For Bilic, struggling to save his job past the weekend, this was a rousing show of strength from a much-changed team (Irish youngster Declan Rice started in the centre of defence) that had looked shot at half-time as Spurs scored twice while barely flexing their muscles. Instead they surged back and produced one of the great Carabao Cup nights, led by a ragged but rousing captain's performance from Mark Noble, and some energetic opportunism from Andre Ayew, who scored twice.
There has been a zombified quality to Bilic’s time on the London stadium touchline, a sense of some doomed alpha primate left to roam that vast open space between pitch and dugout, bellowing up at the trees, pointing vaguely at the distant figures while up in the stands plans are laid and successions put in place.
This week the Hoffenheim manager, Julian Nagelsmann, has been mentioned as a possible replacement. The same day a rambling, unshaven Bilic gave an alarmingly hangdog press conference, as the suggestion emerged he has been given two games to save his job, a ludicrous, unworkable scenario in practice.
Presumably this is another stage in the HR procedures that seem to be driving the Bilic relationship with the West Ham board, for whom a major concern appears to be the need to avoid, at all costs, any kind of payout.
Spurs made seven changes from the weekend. For West Ham it was nine, for a game that looked like a minor distraction before the make-or-break of Crystal Palace this weekend.
The best thing that can be said about West Ham in the first half here is they had a decent first five minutes. At which point they simply waved Tottenham through for the opening goal. Rice was taken out of the game by a lovely touch around the corner by Fernando Llorente. Son Heung-min drove forward into the large empty space in front of him. His pass to Moussa Sissoko was perfectly weighted, the low finish effortless, West Ham's marking slack.
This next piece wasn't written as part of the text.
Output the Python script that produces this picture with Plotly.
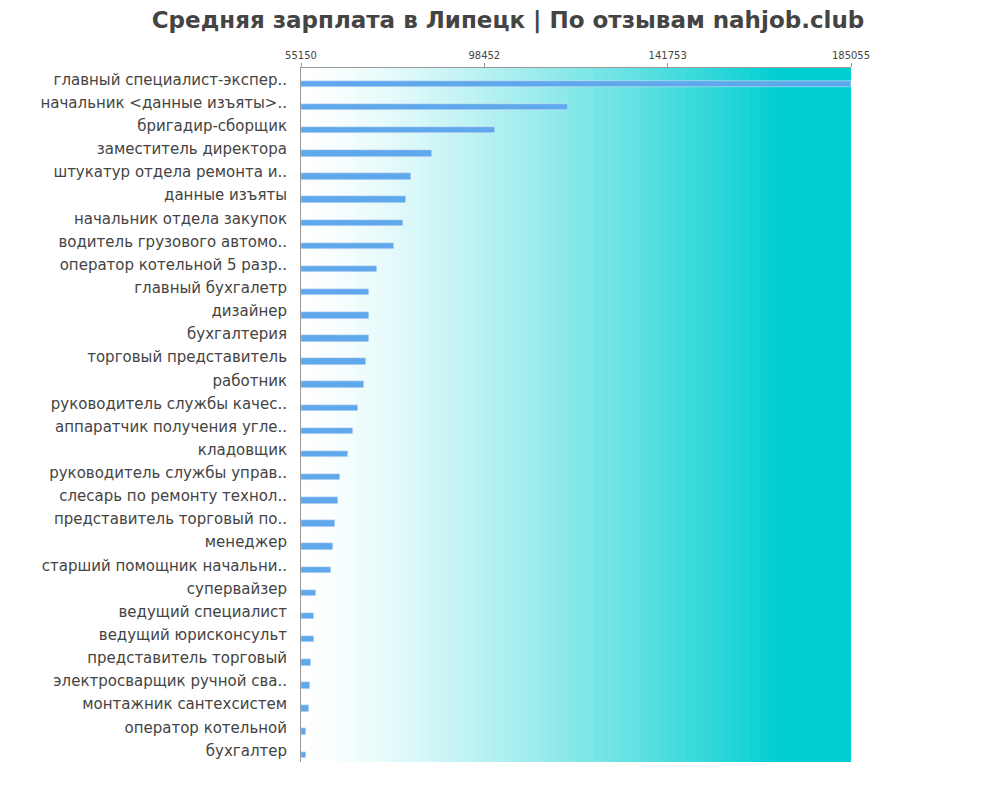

Son reprised his role as a central striker here and he was a sparkling presence early on. Kieran Trippier and the returning Danny rose hugged the touchline to good effect. Dele Alli had a header palmed up into the air by Adrián when he really should have scored.
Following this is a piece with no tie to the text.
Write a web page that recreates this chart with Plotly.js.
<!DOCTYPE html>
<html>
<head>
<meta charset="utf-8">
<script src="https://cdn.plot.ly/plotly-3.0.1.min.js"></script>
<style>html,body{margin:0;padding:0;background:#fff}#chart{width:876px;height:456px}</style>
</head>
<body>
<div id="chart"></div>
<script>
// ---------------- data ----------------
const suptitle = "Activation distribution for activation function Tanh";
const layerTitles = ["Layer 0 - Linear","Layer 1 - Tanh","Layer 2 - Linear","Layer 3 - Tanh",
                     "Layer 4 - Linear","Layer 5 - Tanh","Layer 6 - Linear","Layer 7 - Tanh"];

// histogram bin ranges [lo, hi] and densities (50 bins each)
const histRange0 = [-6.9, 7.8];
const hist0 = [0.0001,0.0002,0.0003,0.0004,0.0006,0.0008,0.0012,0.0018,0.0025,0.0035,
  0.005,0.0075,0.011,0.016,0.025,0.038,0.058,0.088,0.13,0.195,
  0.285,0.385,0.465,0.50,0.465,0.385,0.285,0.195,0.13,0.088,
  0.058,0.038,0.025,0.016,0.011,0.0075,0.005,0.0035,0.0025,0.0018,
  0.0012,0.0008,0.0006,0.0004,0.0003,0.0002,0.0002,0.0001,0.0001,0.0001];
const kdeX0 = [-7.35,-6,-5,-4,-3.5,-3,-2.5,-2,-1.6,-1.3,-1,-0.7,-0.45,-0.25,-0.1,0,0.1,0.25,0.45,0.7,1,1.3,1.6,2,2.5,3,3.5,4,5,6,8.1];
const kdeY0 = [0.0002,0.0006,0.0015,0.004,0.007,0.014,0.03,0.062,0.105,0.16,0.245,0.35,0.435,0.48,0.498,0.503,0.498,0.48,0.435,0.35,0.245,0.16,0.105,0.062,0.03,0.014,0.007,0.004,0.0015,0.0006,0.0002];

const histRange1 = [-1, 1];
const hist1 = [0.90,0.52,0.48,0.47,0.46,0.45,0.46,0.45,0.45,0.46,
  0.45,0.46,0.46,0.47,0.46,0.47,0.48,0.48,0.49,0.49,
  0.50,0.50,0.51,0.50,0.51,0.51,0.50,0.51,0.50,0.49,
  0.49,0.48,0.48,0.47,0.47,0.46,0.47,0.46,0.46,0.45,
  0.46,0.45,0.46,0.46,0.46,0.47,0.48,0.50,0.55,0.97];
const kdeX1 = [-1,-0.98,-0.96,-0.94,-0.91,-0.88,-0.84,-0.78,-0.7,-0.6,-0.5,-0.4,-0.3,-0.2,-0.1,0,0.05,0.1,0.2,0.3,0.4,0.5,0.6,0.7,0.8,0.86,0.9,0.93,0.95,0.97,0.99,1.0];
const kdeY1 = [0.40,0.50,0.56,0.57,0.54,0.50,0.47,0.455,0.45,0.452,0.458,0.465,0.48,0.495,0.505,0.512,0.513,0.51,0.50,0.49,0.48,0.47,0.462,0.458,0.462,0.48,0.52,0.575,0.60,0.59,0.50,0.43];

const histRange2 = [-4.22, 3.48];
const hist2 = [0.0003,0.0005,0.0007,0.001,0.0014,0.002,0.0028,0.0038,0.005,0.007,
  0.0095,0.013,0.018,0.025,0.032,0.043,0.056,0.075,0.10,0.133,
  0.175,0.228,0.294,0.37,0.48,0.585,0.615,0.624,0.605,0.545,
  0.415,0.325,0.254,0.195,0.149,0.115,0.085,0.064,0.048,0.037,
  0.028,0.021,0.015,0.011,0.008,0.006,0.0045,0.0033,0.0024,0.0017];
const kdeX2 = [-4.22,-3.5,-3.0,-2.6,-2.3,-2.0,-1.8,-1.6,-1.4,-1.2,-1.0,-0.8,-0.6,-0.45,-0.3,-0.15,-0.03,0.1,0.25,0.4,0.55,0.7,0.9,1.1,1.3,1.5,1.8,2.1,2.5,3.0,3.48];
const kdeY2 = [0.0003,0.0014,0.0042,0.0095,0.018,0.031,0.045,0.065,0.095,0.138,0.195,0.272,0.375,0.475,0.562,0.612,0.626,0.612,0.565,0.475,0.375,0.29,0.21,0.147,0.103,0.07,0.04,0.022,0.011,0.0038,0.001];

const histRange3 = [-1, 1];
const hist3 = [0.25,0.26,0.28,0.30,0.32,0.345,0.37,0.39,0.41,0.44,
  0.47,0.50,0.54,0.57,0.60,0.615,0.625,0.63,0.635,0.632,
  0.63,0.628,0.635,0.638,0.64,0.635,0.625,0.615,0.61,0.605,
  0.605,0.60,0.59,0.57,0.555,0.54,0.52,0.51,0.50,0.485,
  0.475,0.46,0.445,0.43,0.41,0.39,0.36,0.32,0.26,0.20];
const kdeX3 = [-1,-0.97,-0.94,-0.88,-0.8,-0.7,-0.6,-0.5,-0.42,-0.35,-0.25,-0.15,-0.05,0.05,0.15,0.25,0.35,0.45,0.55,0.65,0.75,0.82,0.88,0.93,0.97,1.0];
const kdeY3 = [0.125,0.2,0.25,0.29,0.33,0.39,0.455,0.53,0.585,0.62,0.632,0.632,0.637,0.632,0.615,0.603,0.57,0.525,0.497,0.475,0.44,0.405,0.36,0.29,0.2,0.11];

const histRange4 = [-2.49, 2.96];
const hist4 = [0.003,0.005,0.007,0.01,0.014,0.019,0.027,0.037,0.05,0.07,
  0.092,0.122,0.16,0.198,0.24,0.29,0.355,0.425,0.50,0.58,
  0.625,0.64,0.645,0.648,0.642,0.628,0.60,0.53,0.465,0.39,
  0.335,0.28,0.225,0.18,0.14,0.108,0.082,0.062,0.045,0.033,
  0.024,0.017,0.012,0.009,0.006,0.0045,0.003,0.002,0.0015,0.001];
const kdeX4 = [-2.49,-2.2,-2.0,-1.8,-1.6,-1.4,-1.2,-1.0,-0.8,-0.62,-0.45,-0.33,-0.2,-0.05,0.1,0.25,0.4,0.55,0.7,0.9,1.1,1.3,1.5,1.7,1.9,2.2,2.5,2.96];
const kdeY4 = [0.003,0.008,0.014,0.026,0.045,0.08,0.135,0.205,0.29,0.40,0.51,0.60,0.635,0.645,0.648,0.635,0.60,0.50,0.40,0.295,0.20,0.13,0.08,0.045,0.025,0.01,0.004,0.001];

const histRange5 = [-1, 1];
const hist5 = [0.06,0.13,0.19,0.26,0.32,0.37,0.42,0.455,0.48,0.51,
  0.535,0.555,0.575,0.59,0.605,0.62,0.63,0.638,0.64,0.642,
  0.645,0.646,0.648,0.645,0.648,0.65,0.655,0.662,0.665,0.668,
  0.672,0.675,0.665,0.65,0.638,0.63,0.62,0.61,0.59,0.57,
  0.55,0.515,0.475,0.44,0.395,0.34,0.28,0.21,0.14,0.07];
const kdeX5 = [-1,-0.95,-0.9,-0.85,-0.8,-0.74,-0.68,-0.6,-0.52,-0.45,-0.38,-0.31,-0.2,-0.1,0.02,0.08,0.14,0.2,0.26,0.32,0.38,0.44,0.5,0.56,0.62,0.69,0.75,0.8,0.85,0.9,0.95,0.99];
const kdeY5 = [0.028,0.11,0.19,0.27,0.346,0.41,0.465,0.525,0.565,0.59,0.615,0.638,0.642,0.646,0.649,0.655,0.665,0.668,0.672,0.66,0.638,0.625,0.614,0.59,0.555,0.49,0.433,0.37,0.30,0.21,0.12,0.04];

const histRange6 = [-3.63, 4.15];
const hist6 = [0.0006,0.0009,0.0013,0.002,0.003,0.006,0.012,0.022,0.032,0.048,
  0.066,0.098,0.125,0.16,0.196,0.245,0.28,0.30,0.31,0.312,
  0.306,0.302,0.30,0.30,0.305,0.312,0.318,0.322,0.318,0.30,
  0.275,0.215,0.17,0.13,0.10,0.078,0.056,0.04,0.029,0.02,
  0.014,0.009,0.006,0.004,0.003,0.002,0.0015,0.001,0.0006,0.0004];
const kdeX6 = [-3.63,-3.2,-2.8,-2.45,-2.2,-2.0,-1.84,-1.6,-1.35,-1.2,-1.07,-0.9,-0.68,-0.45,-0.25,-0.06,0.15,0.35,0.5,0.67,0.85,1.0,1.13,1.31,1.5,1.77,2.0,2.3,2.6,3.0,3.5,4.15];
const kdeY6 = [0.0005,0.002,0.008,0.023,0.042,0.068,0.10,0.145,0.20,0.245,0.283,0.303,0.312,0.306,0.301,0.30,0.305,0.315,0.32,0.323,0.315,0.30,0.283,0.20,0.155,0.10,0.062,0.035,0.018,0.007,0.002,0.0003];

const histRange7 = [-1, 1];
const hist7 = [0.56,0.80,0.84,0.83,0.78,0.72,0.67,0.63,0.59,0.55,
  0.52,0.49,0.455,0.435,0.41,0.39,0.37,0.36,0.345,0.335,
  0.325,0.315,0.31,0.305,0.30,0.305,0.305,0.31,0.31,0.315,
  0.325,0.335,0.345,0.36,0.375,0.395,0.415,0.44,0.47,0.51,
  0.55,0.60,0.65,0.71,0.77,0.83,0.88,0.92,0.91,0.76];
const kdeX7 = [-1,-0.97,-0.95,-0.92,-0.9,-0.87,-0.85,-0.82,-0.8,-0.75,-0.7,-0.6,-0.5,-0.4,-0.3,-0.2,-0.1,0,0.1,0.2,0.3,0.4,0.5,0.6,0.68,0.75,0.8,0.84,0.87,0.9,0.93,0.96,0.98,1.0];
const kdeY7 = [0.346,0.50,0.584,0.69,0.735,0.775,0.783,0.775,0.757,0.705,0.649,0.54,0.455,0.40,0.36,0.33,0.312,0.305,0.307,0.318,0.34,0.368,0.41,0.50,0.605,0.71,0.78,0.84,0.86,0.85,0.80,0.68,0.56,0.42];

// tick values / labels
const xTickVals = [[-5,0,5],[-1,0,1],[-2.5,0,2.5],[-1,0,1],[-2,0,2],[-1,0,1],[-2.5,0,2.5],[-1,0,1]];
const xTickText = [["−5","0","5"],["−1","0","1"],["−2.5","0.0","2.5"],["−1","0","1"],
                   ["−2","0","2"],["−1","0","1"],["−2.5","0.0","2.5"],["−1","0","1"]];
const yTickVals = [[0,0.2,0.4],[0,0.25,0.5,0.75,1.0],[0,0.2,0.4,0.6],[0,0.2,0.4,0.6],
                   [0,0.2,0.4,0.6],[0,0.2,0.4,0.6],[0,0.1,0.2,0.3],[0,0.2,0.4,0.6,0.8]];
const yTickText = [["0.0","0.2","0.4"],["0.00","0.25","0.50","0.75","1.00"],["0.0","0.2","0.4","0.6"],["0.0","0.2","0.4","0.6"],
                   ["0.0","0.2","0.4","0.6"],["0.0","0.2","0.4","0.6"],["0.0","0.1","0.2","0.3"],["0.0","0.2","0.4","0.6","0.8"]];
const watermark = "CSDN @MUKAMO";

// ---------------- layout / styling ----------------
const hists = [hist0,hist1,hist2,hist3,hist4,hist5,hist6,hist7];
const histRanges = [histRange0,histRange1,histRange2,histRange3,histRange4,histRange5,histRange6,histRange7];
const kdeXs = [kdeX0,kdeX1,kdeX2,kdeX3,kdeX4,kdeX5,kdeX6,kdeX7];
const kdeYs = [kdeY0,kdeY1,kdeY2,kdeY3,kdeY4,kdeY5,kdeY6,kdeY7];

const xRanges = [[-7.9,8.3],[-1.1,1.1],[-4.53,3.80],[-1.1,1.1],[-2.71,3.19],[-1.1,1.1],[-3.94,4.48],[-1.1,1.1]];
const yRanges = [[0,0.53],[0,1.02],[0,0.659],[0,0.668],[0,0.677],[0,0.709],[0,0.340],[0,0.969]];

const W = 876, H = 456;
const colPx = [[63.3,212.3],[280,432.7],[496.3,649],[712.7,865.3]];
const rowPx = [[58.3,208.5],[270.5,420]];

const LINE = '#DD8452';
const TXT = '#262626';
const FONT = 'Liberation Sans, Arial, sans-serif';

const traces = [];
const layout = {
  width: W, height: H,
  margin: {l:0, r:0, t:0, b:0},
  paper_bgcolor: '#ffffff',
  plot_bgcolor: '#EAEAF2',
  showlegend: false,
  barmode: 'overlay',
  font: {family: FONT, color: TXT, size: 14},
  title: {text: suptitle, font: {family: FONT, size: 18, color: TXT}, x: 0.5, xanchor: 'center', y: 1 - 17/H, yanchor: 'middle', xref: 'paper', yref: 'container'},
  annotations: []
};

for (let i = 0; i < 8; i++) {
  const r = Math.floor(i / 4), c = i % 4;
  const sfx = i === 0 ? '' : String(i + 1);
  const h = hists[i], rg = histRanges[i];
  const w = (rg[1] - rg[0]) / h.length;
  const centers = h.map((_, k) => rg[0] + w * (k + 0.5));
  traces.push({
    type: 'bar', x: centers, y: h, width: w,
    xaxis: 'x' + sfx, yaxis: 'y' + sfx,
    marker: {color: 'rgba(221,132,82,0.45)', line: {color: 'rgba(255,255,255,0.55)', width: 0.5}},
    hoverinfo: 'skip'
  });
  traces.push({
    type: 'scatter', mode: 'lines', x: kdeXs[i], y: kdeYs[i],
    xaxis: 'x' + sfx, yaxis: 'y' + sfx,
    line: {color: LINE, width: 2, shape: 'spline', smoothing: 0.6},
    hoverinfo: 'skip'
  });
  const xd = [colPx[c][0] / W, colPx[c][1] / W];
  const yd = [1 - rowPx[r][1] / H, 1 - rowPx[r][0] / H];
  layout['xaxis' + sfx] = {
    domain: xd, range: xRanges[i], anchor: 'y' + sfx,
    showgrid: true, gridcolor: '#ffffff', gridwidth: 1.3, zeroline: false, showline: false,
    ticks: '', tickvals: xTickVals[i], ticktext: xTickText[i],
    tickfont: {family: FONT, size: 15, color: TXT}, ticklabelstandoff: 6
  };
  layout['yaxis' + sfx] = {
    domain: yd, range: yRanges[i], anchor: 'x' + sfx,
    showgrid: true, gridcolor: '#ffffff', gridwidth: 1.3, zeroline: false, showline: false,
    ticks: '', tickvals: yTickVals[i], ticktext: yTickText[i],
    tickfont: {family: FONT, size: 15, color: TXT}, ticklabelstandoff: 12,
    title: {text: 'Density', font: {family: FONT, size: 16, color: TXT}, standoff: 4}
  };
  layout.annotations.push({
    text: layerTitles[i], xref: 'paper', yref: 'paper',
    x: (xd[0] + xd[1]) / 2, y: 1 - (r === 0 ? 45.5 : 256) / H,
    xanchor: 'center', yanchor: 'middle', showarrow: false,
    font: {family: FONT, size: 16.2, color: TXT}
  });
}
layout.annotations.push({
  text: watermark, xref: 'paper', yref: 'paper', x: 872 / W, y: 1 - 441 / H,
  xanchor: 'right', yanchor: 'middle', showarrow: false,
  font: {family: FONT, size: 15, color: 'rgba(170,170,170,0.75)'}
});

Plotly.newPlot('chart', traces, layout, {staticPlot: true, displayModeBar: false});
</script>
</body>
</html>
Noble did his best to drive his team-mates on, but looked understandably rusty in his passing as West Ham played with some energy if no real precision, every attack laced with the fear of a Spurs counter.
The second goal duly arrived on 36 minutes, a period of intricate Tottenham passing, steadily working the position for Alli to stop, look up and dink a curling shot that found the far corner off Aaron Cresswell’s head.
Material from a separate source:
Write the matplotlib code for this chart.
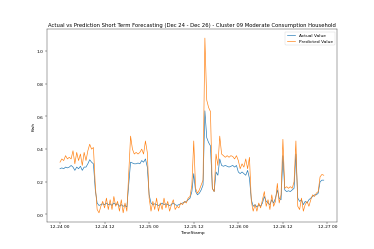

By then there had already been some outbreaks of bottle-chucking between home and away fans, inadequately separated behind Adrián's goal by four rows of seats and a thin line of unfortunate stewards. "Slaven Bilic, we want you to stay," Spurs fans sang as the whistle blew for half-time, at which point it simply felt like a case of how many.
West Ham had other ideas though. Whatever Bilic said at the break, he really should have been saying it all season as his team came steaming out with far greater intent. Noble had a spat near the touchline with Rose. Andy Carroll began to win the odd header.
With 55 minutes gone Ayew pulled the score back to 2-1, finishing from close range after Michel Vorm had palmed out a fine hard low shot from Edimilson Fernandes. West Ham's bulging away section erupted, and suddenly we had a cup tie. By now Ayew was running across the front line with manic intent. Bilic, funeral-suited, was up on his touchline pointing and barking. And on the hour mark it was Ayew for 2-2, the Ghanaian sliding in to finish smartly as West Ham worked a nice little passing square around Andy Carroll's flick and Manuel Lanzini's slid pass.
Wembley was in (semi-) uproar as suddenly West Ham were driving the game against a Spurs XI struggling to raise their levels, piqued to find an opponent defibrillated miraculously on the treatment table. On 69 minutes a brilliantly unexpected comeback was complete, Angelo Ogbonna losing Toby Alderweireld at a corner, leaping highest and bulleting the ball into the net. In the space of 15 minutes 2-0 had become 2-3, and Spurs had gone from romping, strolling bullies to a bewildered bunch of white shirts trudging back to kick off in front of a three-quarters silent Wembley.
Spurs pressed hard, penning West Ham back without ever managing to create any clear chances. At the final whistle Bilic was jubilant, leaping about on the touchline as the West Ham end erupted. Almost exactly 10 years ago his Croatia team had beaten England by the same score on this ground, a result that effectively made Bilic as a manager.
For West Ham’s fans this will go down as a sensational night against their London rivals, a one-off, and a reminder of why the cups retain their allure. For Bilic it is a moment to breathe, for now, a little easier.